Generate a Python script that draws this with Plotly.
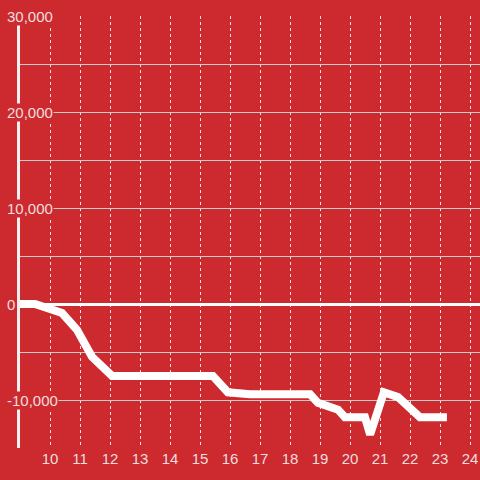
import plotly.graph_objects as go

# 시간(시) / 누적값
hours = [9.0, 9.5, 10.4, 10.9, 11.4, 12.07, 15.43, 15.93, 16.67, 18.67, 18.93,
         19.6, 19.83, 20.5, 20.67, 21.13, 21.6, 22.33, 23.23]
values = [0, 0, -940, -2700, -5500, -7500, -7500, -9200, -9400, -9400, -10300,
          -11000, -11800, -11800, -13600, -9200, -9700, -11800, -11800]

x_ticks = list(range(10, 25))
y_ticks = [-10000, 0, 10000, 20000, 30000]
y_labels = ["-10,000", "0", "10,000", "20,000", "30,000"]

BG = "#cc2a2f"
TXT = "#f2dede"

fig = go.Figure()
fig.add_trace(go.Scatter(
    x=hours, y=values, mode="lines",
    line=dict(color="white", width=8),
    hoverinfo="skip", showlegend=False,
))

# y 라벨은 배경색 박스로 축선을 가리도록 annotation 처리
for v, lab in zip(y_ticks, y_labels):
    fig.add_annotation(
        x=-0.031, xref="paper", y=v, yref="y", text=lab,
        showarrow=False, xanchor="left", yanchor="middle",
        font=dict(size=15, color=TXT, family="Liberation Sans, Arial"),
        bgcolor=BG, borderpad=0,
    )

fig.update_layout(
    width=480, height=480,
    margin=dict(l=20, r=0, t=16, b=32),
    paper_bgcolor=BG, plot_bgcolor=BG,
    font=dict(family="Liberation Sans, Arial", color=TXT, size=15),
    xaxis=dict(
        range=[9, 24.333], tickvals=x_ticks, showgrid=True,
        gridcolor="rgba(255,255,255,0.85)", gridwidth=1, griddash="dot",
        zeroline=False, showline=False, ticks="", ticklen=0,
        tickfont=dict(size=15, color=TXT),
    ),
    yaxis=dict(
        range=[-15000, 30000], dtick=5000, showticklabels=False,
        showgrid=True, gridcolor="#cccccc", gridwidth=1,
        zeroline=True, zerolinecolor="white", zerolinewidth=3,
        showline=True, linecolor="#f4eeee", linewidth=3, ticks="",
    ),
)

fig.write_html("out.html", config={"displayModeBar": False},
               post_script="document.body.style.margin='0';")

§ **Exercise prompt**:
Quote the preceding listing precisely and completely, omitting its images.

§ **Solution below**:
Generate a Python script that draws this with Plotly.
import plotly.graph_objects as go

# 시간(시) / 누적값
hours = [9.0, 9.5, 10.4, 10.9, 11.4, 12.07, 15.43, 15.93, 16.67, 18.67, 18.93,
         19.6, 19.83, 20.5, 20.67, 21.13, 21.6, 22.33, 23.23]
values = [0, 0, -940, -2700, -5500, -7500, -7500, -9200, -9400, -9400, -10300,
          -11000, -11800, -11800, -13600, -9200, -9700, -11800, -11800]

x_ticks = list(range(10, 25))
y_ticks = [-10000, 0, 10000, 20000, 30000]
y_labels = ["-10,000", "0", "10,000", "20,000", "30,000"]

BG = "#cc2a2f"
TXT = "#f2dede"

fig = go.Figure()
fig.add_trace(go.Scatter(
    x=hours, y=values, mode="lines",
    line=dict(color="white", width=8),
    hoverinfo="skip", showlegend=False,
))

# y 라벨은 배경색 박스로 축선을 가리도록 annotation 처리
for v, lab in zip(y_ticks, y_labels):
    fig.add_annotation(
        x=-0.031, xref="paper", y=v, yref="y", text=lab,
        showarrow=False, xanchor="left", yanchor="middle",
        font=dict(size=15, color=TXT, family="Liberation Sans, Arial"),
        bgcolor=BG, borderpad=0,
    )

fig.update_layout(
    width=480, height=480,
    margin=dict(l=20, r=0, t=16, b=32),
    paper_bgcolor=BG, plot_bgcolor=BG,
    font=dict(family="Liberation Sans, Arial", color=TXT, size=15),
    xaxis=dict(
        range=[9, 24.333], tickvals=x_ticks, showgrid=True,
        gridcolor="rgba(255,255,255,0.85)", gridwidth=1, griddash="dot",
        zeroline=False, showline=False, ticks="", ticklen=0,
        tickfont=dict(size=15, color=TXT),
    ),
    yaxis=dict(
        range=[-15000, 30000], dtick=5000, showticklabels=False,
        showgrid=True, gridcolor="#cccccc", gridwidth=1,
        zeroline=True, zerolinecolor="white", zerolinewidth=3,
        showline=True, linecolor="#f4eeee", linewidth=3, ticks="",
    ),
)

fig.write_html("out.html", config={"displayModeBar": False},
               post_script="document.body.style.margin='0';")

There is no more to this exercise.